Kiedyś dostatek męża pozwalał mi nie pracować. Cały swój czas poświęcałam wychowywaniu dzieci. Zawsze zajmowałam się dziećmi, robiłam z nimi różne ćwiczenia, uczyliśmy się kolorów, liter, cyfr, lepiliśmy, czytaliśmy, śpiewaliśmy, robiliśmy na drutach, kleiliśmy, majsterkowaliśmy, chodziliśmy na spacery. Kiedy podrosły, prowadziłam je na różne zajęcia, jeździliśmy na zawody, odwiedzałam wszystkie ich występy, pomagałam się przygotowywać.
Mąż prawie nie brał udziału w wychowywaniu dzieci, dużo pracował, a wieczory wolał spędzać z gazetą lub przed telewizorem. Nawet na wakacje czasami jeździliśmy bez niego. Zmarł, kiedy córka kończyła studia. Wtedy było już trudno.
Kiedy dzieci wyjechały z domu, po raz pierwszy podjęłam pracę, jako opiekunka w przedszkolu.
Mąż za życia zdążył kupić starszym synom mieszkania. Córce miał zamiar kupić, ale nie zdążył. Przez jakiś czas mieszkała ze mną w naszym trzypokojowym mieszkaniu, potem poznała chłopaka i przeprowadziła się do niego.

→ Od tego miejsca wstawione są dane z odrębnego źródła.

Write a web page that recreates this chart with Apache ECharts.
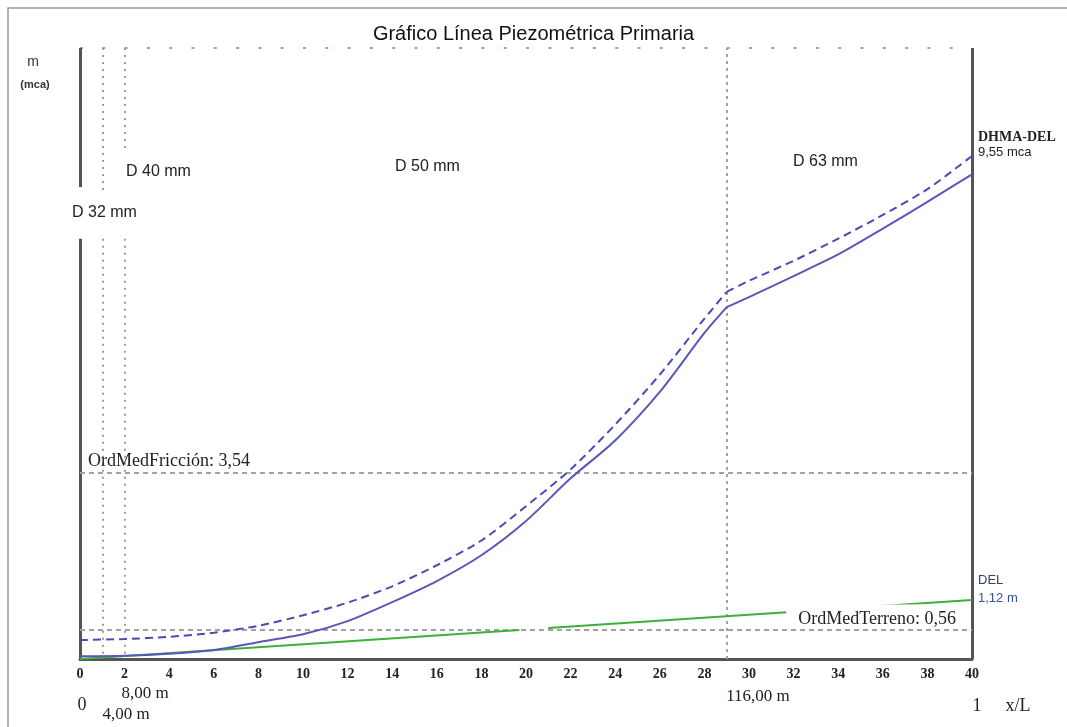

Ale po ślubie wrócili do mojego mieszkania – córka była w ciąży, a jej mąż sam nie mógł utrzymać rodziny i płacić za mieszkanie.
Starsze dzieci miały już swoje pociechy, z którymi regularnie zostawałam, odbierałam je z przedszkola lub szkoły i przyprowadzałam do domów. Dzięki temu synom i synowym było łatwiej, bo ciągle pracowali.
Często wnuki spędzały u mnie weekendy, co bardzo nie podobało się zięciowi i córce. Narzekali, że dzieci hałasują i przeszkadzają, a mieszkanie przypomina przedszkole. Ale nie mogłam odmówić synom i synowym, kiedy prosili, żebym została z wnukami.
W końcu córka powiedziała, że ma już dość. Trzeba rozwiązać sprawę z mieszkaniem. Zaproponowała sprzedać moje trzypokojowe mieszkanie, kupić mi kawalerkę, a resztę pieniędzy oddać jej, żeby też miała swoje mieszkanie.
– To będzie sprawiedliwe. Bracia mają mieszkania, im je zapewniłaś, a ja jak obca.
Córka miała rację, rzeczywiście została bez mieszkania. Nie chciałam, żeby czuła się pokrzywdzona, i zrobiłam tak, jak zaproponowała. W efekcie udało mi się kupić małą kawalerkę, a córce i jej mężowi rodzice męża dołożyli pieniędzy i kupili sobie dwa pokoje.
Byłam nawet zadowolona, że tak rozwiązała się sprawa z mieszkaniem, nikt nie został pokrzywdzony. Szkoda było rozstać się z mieszkaniem, z którym wiązało się tyle wspomnień, ale to tylko metry kwadratowe, a szczęście córki było dla mnie ważniejsze.
Ale teraz wnuki dorosły, jestem na emeryturze, dzieci rzadziej przyjeżdżają, tłumacząc, że mają dużo spraw. Dzwonią do mnie od czasu do czasu i tyle.
Próbowałam ich zebrać razem, w końcu jesteśmy rodziną, ale nawet na wielkie święta nie zawsze się udawało. A ja zostałam jak piąte koło u wozu. Troje dzieci, pięcioro wnuków, a nie ma komu mi pomóc, dobrze, że sąsiad nie odmawia.
Rozumiem, że każdy ma swoje życie, swoje sprawy, ale czym zasłużyłam na takie traktowanie? Zawsze wszystko dla nich, a teraz nie mam rodziny, niestety.